- **Data excerpts**:
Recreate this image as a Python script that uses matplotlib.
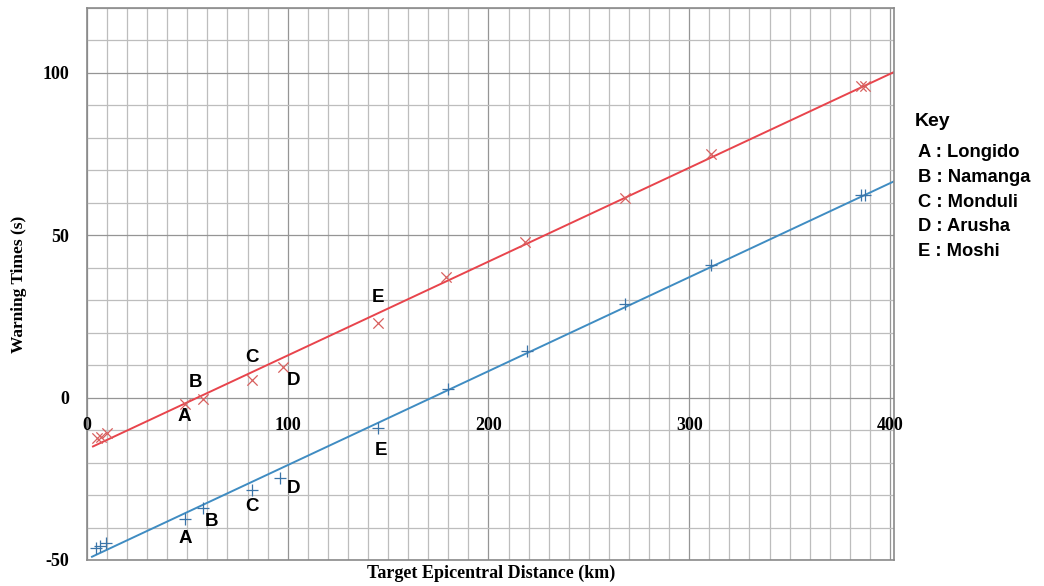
import numpy as np
import matplotlib
matplotlib.use('Agg')
import matplotlib.pyplot as plt

# Datos
dist_red = [5, 7, 10, 49, 58, 82, 97.5, 145, 179, 218, 268, 311, 385.5, 387.5]
warn_red = [-12.5, -12, -11, -2, -0.5, 5.5, 9.5, 23, 37.3, 48, 61.5, 75, 96, 96]

dist_blue = [4.5, 6.5, 9.5, 49, 58, 82, 96, 145, 179.6, 219, 268, 311, 385.5, 387.5]
warn_blue = [-46.3, -45.7, -44.8, -37.3, -34, -28.4, -24.7, -9.3, 2.8, 14.5, 28.7, 40.7, 62.3, 62.3]

# Etiquetas de estaciones (indices de los puntos A-E)
station_letters = ['A', 'B', 'C', 'D', 'E']
station_idx = [3, 4, 5, 6, 7]
key_names = ['Longido', 'Namanga', 'Monduli', 'Arusha', 'Moshi']

x_ticks = [0, 100, 200, 300, 400]
y_ticks = [-50, 0, 50, 100]

RED = '#e8444c'
BLUE = '#3f8cc2'

fig = plt.figure(figsize=(10.44, 5.86), dpi=100)
ax = fig.add_axes([0.0833, 0.0444, 0.773, 0.942])

# Grilla tipo papel milimetrado
for v in range(0, 401, 10):
    c = '#959595' if v % 100 == 0 else '#bdbdbd'
    ax.axvline(v, color=c, lw=0.9, zorder=0)
for v in range(-50, 121, 10):
    c = '#959595' if v % 50 == 0 else '#bdbdbd'
    ax.axhline(v, color=c, lw=0.9, zorder=0)

# Lineas de tendencia
for xs, ys, col in [(dist_red, warn_red, RED), (dist_blue, warn_blue, BLUE)]:
    m, b = np.polyfit(xs, ys, 1)
    xx = np.array([min(xs) - 2, 402])
    ax.plot(xx, m * xx + b, color=col, lw=1.4, zorder=2)

ax.scatter(dist_red, warn_red, marker='x', s=55, color='#d8605f', linewidths=0.9, zorder=3)
ax.scatter(dist_blue, warn_blue, marker='+', s=70, color='#3a74a8', linewidths=0.9, zorder=3)

# Letras de estaciones
red_off = [(-1, -9), (-6, 12), (0, 16), (8, -10), (0, 18)]
blue_off = [(0, -14), (6, -10), (0, -12), (10, -8), (2, -16)]
font_lbl = dict(family=['Liberation Sans', 'DejaVu Sans'], fontsize=13.5, fontweight='bold',
                ha='center', va='center')
for k, i in enumerate(station_idx):
    ax.annotate(station_letters[k], (dist_red[i], warn_red[i]), xytext=red_off[k],
                textcoords='offset points', **font_lbl)
    ax.annotate(station_letters[k], (dist_blue[i], warn_blue[i]), xytext=blue_off[k],
                textcoords='offset points', **font_lbl)

ax.set_xlim(0, 402)
ax.set_ylim(-50, 120)
ax.set_xticks([])
ax.set_yticks(y_ticks)
ax.set_yticklabels([str(t) for t in y_ticks], family='Liberation Serif',
                   fontweight='bold', fontsize=13)
ax.tick_params(axis='y', length=0, pad=13)

# Etiquetas del eje x dentro del grafico (debajo de y=0)
for t in x_ticks:
    ax.text(t, -8.5, str(t), family='Liberation Serif', fontweight='bold',
            fontsize=13, ha='center', va='center')

for s in ax.spines.values():
    s.set_color('#8a8a8a')
    s.set_linewidth(1.2)

fig.text(0.018, 0.515, 'Warning Times (s)', family='Liberation Serif', fontweight='bold',
         fontsize=12.5, rotation=90, ha='center', va='center')
fig.text(0.47, 0.022, 'Target Epicentral Distance (km)', family='Liberation Serif',
         fontweight='bold', fontsize=13, ha='center', va='center')

# Clave
fig.text(0.876, 0.792, 'Key', family='Liberation Sans', fontweight='bold',
         fontsize=14, ha='left', va='center')
for k in range(len(station_letters)):
    fig.text(0.879, 0.739 - k * 0.042, f'{station_letters[k]} : {key_names[k]}',
             family='Liberation Sans', fontweight='bold', fontsize=13.2,
             ha='left', va='center')

plt.savefig('out.png', dpi=100)
plt.close()
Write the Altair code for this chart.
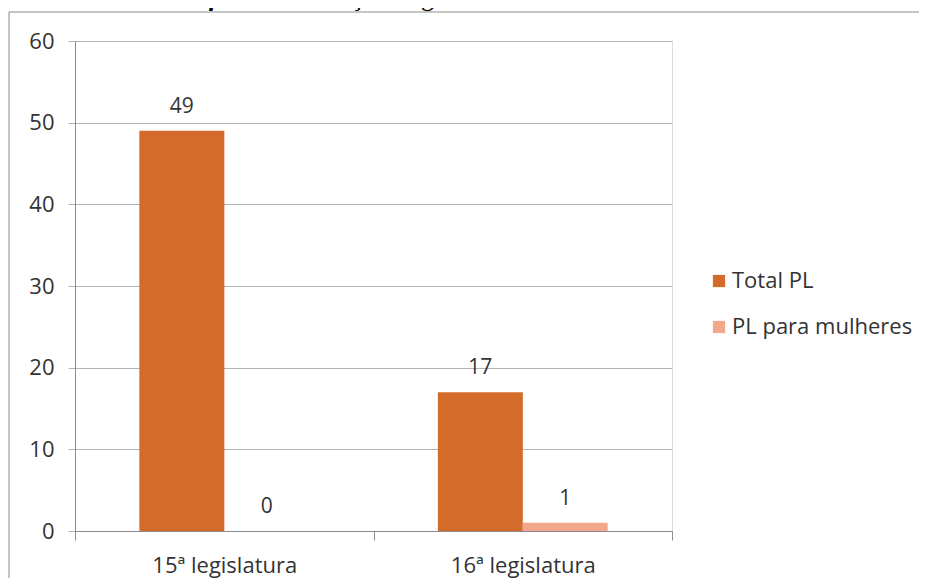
import altair as alt
import pandas as pd

# ---- data ----
categories = ["15ª legislatura", "16ª legislatura"]
series = ["Total PL", "PL para mulheres"]
total_pl = [49, 17]
pl_mulheres = [0, 1]
colors = ["#D36B2B", "#F2A78B"]
y_ticks = [0, 10, 20, 30, 40, 50, 60]
title_bold = "Gráfico 10"
title_rest = "Produção Legislativa – Vereadora Marta Costa"

rows = []
for i, c in enumerate(categories):
    rows.append({"cat": c, "serie": series[0], "valor": total_pl[i]})
    rows.append({"cat": c, "serie": series[1], "valor": pl_mulheres[i]})
df = pd.DataFrame(rows)

FONT = "Open Sans"
TXT = "#333333"

base = alt.Chart(df)

x_enc = alt.X(
    "cat:N",
    sort=categories,
    title=None,
    scale=alt.Scale(paddingInner=0, paddingOuter=0),
    axis=alt.Axis(
        labelAngle=0,
        labelFont=FONT,
        labelFontSize=22,
        labelColor=TXT,
        labelPadding=15,
        tickBand="extent",
        tickSize=9,
        tickColor="#8C8C8C",
        domainColor="#8C8C8C",
        grid=False,
    ),
)
xoff_enc = alt.XOffset(
    "serie:N", sort=series, scale=alt.Scale(paddingInner=0, paddingOuter=0.76)
)
y_enc = alt.Y(
    "valor:Q",
    title=None,
    scale=alt.Scale(domain=[0, 60], nice=False),
    axis=alt.Axis(
        values=y_ticks,
        labelFont=FONT,
        labelFontSize=22,
        labelColor=TXT,
        labelPadding=14,
        tickSize=7,
        tickColor="#B3B3B3",
        gridColor="#B3B3B3",
        domainColor="#8C8C8C",
    ),
)
color_enc = alt.Color(
    "serie:N",
    sort=series,
    scale=alt.Scale(domain=series, range=colors),
    legend=alt.Legend(
        title=None,
        orient="none",
        legendX=633,
        legendY=229,
        symbolType="square",
        symbolSize=150,
        symbolStrokeWidth=0,
        labelFont=FONT,
        labelFontSize=22,
        labelColor=TXT,
        labelOffset=2,
        labelLimit=400,
        rowPadding=24,
        padding=0,
    ),
)

bars = base.mark_bar(size=85).encode(
    x=x_enc, xOffset=xoff_enc, y=y_enc, color=color_enc
)

labels = base.mark_text(
    font=FONT, fontSize=21, color=TXT, baseline="alphabetic", align="center", dy=-18
).encode(
    x=alt.X("cat:N", sort=categories),
    xOffset=alt.XOffset("serie:N", sort=series),
    y="valor:Q",
    text="valor:Q",
)

one = alt.Chart(pd.DataFrame({"k": [0]}))
frame_top = one.mark_rule(color="#8C8C8C", strokeWidth=1).encode(
    x=alt.value(-66), x2=alt.value(900), y=alt.value(-29)
)
frame_left = one.mark_rule(color="#8C8C8C", strokeWidth=1).encode(
    x=alt.value(-66), y=alt.value(-29), y2=alt.value(600)
)
t1 = one.mark_text(
    font="Liberation Serif", fontSize=26, fontStyle="italic", fontWeight="bold",
    align="left", baseline="alphabetic", color="#000000"
).encode(x=alt.value(92), y=alt.value(-35), text=alt.value(title_bold))
t2 = one.mark_text(
    font="Liberation Serif", fontSize=26, align="left", baseline="alphabetic",
    color="#000000"
).encode(x=alt.value(214), y=alt.value(-35), text=alt.value(title_rest))

chart = (
    alt.layer(frame_top, frame_left, t1, t2, bars, labels)
    .resolve_scale(x="shared")
    .properties(
        width=597,
        height=490,
        autosize=alt.AutoSizeParams(type="none"),
        padding={"left": 67, "top": 33, "right": 247, "bottom": 47},
    )
    .configure_view(stroke=None)
    .configure(background="white")
)

chart.save("out.html", embed_options={"renderer": "svg", "actions": False})
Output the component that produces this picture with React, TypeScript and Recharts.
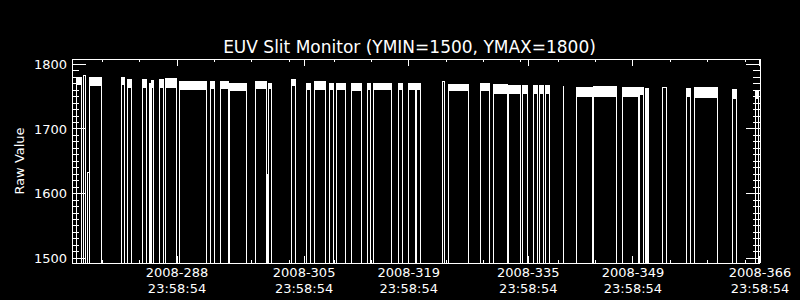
import React from 'react';
import { ComposedChart, Line, Area, XAxis, YAxis } from 'recharts';

// EUV slit monitor: white band segments, trace drops off-scale between them
const FLOOR = 1400;

// day of year 2008 (fractional) where each on-scale stretch starts / ends
const segStart = [
  275.54, 276.51, 277.08, 277.24, 281.5, 282.4, 284.44, 285.34, 285.52, 286.68,
  287.44, 289.36, 293.41, 294.75, 296.05, 299.44, 301.01, 301.18, 304.35, 306.36,
  307.43, 309.34, 310.38, 312.38, 314.43, 315.33, 318.67, 320.01, 321.08, 324.56,
  325.37, 329.65, 331.39, 333.4, 335.27, 336.65, 337.55, 338.35, 340.67, 342.41,
  344.69, 348.57, 350.9, 351.65, 354.02, 357.23, 358.3, 363.29, 366.37,
];
const segEnd = [
  276.2, 276.68, 277.22, 278.88, 281.9, 282.89, 284.9, 285.38, 285.78, 287.22,
  288.92, 292.93, 294.0, 295.88, 298.29, 300.96, 301.1, 301.58, 304.79, 306.85,
  308.81, 309.93, 311.49, 313.63, 314.89, 317.7, 319.17, 320.95, 321.62, 324.79,
  328.01, 330.82, 333.17, 334.97, 335.85, 337.24, 338.08, 338.85, 340.72, 344.55,
  347.82, 350.76, 351.47, 352.1, 354.46, 357.72, 361.34, 363.88, 366.83,
];
// upper / lower edge of the noisy band (raw value)
const segHi = [
  1779, 1782, 1632, 1779, 1780, 1777, 1777, 1770, 1775, 1777,
  1778, 1774, 1773, 1773, 1771, 1774, 1630, 1771, 1777, 1771,
  1774, 1771, 1771, 1771, 1771, 1771, 1771, 1771, 1771, 1773,
  1769, 1770, 1768, 1767, 1767, 1767, 1767, 1767, 1765, 1764,
  1765, 1764, 1764, 1762, 1764, 1763, 1764, 1761, 1758,
];
const segLo = [
  1768, 1782, 1632, 1766, 1768, 1763, 1763, 1770, 1763, 1763,
  1764, 1761, 1762, 1762, 1759, 1762, 1630, 1762, 1766, 1760,
  1760, 1760, 1761, 1759, 1760, 1760, 1760, 1760, 1760, 1773,
  1758, 1759, 1754, 1754, 1754, 1754, 1754, 1754, 1765, 1750,
  1750, 1750, 1752, 1400, 1764, 1750, 1748, 1747, 1746,
];

const majorDays = [288.999, 305.999, 319.999, 335.999, 349.999, 366.999];
const majorDates = ['2008-288', '2008-305', '2008-319', '2008-335', '2008-349', '2008-366'];
const majorTimes = ['23:58:54', '23:58:54', '23:58:54', '23:58:54', '23:58:54', '23:58:54'];
const minorDays = [279, 284, 294, 299, 304, 310, 315, 325, 330, 335, 340, 345, 355, 360, 365];

const yMajor = [1500, 1600, 1700, 1800];
const yMinor = [
  1510, 1520, 1530, 1540, 1550, 1560, 1570, 1580, 1590,
  1610, 1620, 1630, 1640, 1650, 1660, 1670, 1680, 1690,
  1710, 1720, 1730, 1740, 1750, 1760, 1770, 1780, 1790,
];

const X_DOMAIN = [274.94, 367.0];
const Y_DOMAIN = [1492.7, 1808.2];
const FONT = '"DejaVu Sans", Verdana, sans-serif';

const rows: { day: number; trace: number; band: number[] | null }[] = [];
segStart.forEach((s, i) => {
  const e = segEnd[i];
  const hi = segHi[i];
  const lo = segLo[i];
  rows.push({ day: s, trace: FLOOR, band: null });
  rows.push({ day: s, trace: hi, band: [lo, hi] });
  rows.push({ day: e, trace: hi, band: [lo, hi] });
  rows.push({ day: e, trace: FLOOR, band: null });
});

const xTicks = [...majorDays, ...minorDays].sort((a, b) => a - b);
const yTicks = [...yMajor, ...yMinor].sort((a, b) => a - b);

function BottomTick(props: any) {
  const { x, y, payload } = props;
  const i = majorDays.indexOf(payload.value);
  return (
    <g>
      <line x1={x} y1={y} x2={x} y2={y - (i >= 0 ? 7 : 3)} stroke="#fff" />
      {i >= 0 && (
        <text x={x} y={y} textAnchor="middle" fill="#fff" fontSize={13} fontFamily={FONT}>
          <tspan x={x} dy={14}>{majorDates[i]}</tspan>
          <tspan x={x} dy={15.5}>{majorTimes[i]}</tspan>
        </text>
      )}
    </g>
  );
}

function TopTick(props: any) {
  const { x, y, payload } = props;
  const major = majorDays.indexOf(payload.value) >= 0;
  return <line x1={x} y1={y} x2={x} y2={y + (major ? 7 : 3)} stroke="#fff" />;
}

function LeftTick(props: any) {
  const { x, y, payload } = props;
  const major = yMajor.indexOf(payload.value) >= 0;
  return (
    <g>
      <line x1={x} y1={y} x2={x + (major ? 14 : 7)} y2={y} stroke="#fff" />
      {major && (
        <text x={x - 5} y={y + 4.7} textAnchor="end" fill="#fff" fontSize={13} fontFamily={FONT}>
          {payload.value}
        </text>
      )}
    </g>
  );
}

function RightTick(props: any) {
  const { x, y, payload } = props;
  const major = yMajor.indexOf(payload.value) >= 0;
  return <line x1={x} y1={y} x2={x - (major ? 14 : 7)} y2={y} stroke="#fff" />;
}

export default function App() {
  return (
    <div
      style={{
        position: 'fixed',
        left: 0,
        top: 0,
        width: 800,
        height: 300,
        background: '#000',
        overflow: 'hidden',
      }}
    >
      <style>{'.recharts-surface path, .recharts-surface line { shape-rendering: crispEdges; }'}</style>
      <div
        style={{
          position: 'absolute',
          left: 0,
          width: 819,
          top: 37,
          textAlign: 'center',
          color: '#fff',
          fontFamily: FONT,
          fontSize: 17,
          lineHeight: '20px',
          whiteSpace: 'nowrap',
        }}
      >
        EUV Slit Monitor (YMIN=1500, YMAX=1800)
      </div>
      <div
        style={{
          position: 'absolute',
          left: 18.5,
          top: 161,
          transform: 'translate(-50%, -50%) rotate(-90deg)',
          color: '#fff',
          fontFamily: FONT,
          fontSize: 13,
          lineHeight: '13px',
          whiteSpace: 'nowrap',
        }}
      >
        Raw Value
      </div>
      <ComposedChart
        width={800}
        height={300}
        data={rows}
        margin={{ top: 0, right: 0, bottom: 0, left: 0 }}
        style={{ position: 'absolute', left: 0, top: 0 }}
      >
        <XAxis
          xAxisId="b"
          orientation="bottom"
          dataKey="day"
          type="number"
          domain={X_DOMAIN}
          allowDataOverflow
          ticks={xTicks}
          interval={0}
          height={37}
          tickSize={0}
          tickMargin={0}
          tickLine={false}
          axisLine={{ stroke: '#fff' }}
          tick={BottomTick}
        />
        <XAxis
          xAxisId="t"
          orientation="top"
          dataKey="day"
          type="number"
          domain={X_DOMAIN}
          allowDataOverflow
          ticks={xTicks}
          interval={0}
          height={59}
          tickSize={0}
          tickMargin={0}
          tickLine={false}
          axisLine={{ stroke: '#fff' }}
          tick={TopTick}
        />
        <YAxis
          yAxisId="l"
          orientation="left"
          type="number"
          domain={Y_DOMAIN}
          allowDataOverflow
          ticks={yTicks}
          interval={0}
          width={72}
          tickSize={0}
          tickMargin={0}
          tickLine={false}
          axisLine={{ stroke: '#fff' }}
          tick={LeftTick}
        />
        <YAxis
          yAxisId="r"
          orientation="right"
          type="number"
          domain={Y_DOMAIN}
          allowDataOverflow
          ticks={yTicks}
          interval={0}
          width={40}
          tickSize={0}
          tickMargin={0}
          tickLine={false}
          axisLine={{ stroke: '#fff' }}
          tick={RightTick}
        />
        <Area
          xAxisId="b"
          yAxisId="l"
          dataKey="band"
          type="linear"
          stroke="none"
          fill="#fff"
          fillOpacity={1}
          isAnimationActive={false}
        />
        <Line
          xAxisId="b"
          yAxisId="l"
          dataKey="trace"
          type="linear"
          stroke="#fff"
          strokeWidth={1}
          dot={false}
          activeDot={false}
          isAnimationActive={false}
        />
      </ComposedChart>
    </div>
  );
}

- **What you need to do**: Pull every line containing the word "this" out of the material and copy it.

- **Problem solution**:
Recreate this image as a Python script that uses matplotlib.
Write the Altair code for this chart.
Output the component that produces this picture with React, TypeScript and Recharts.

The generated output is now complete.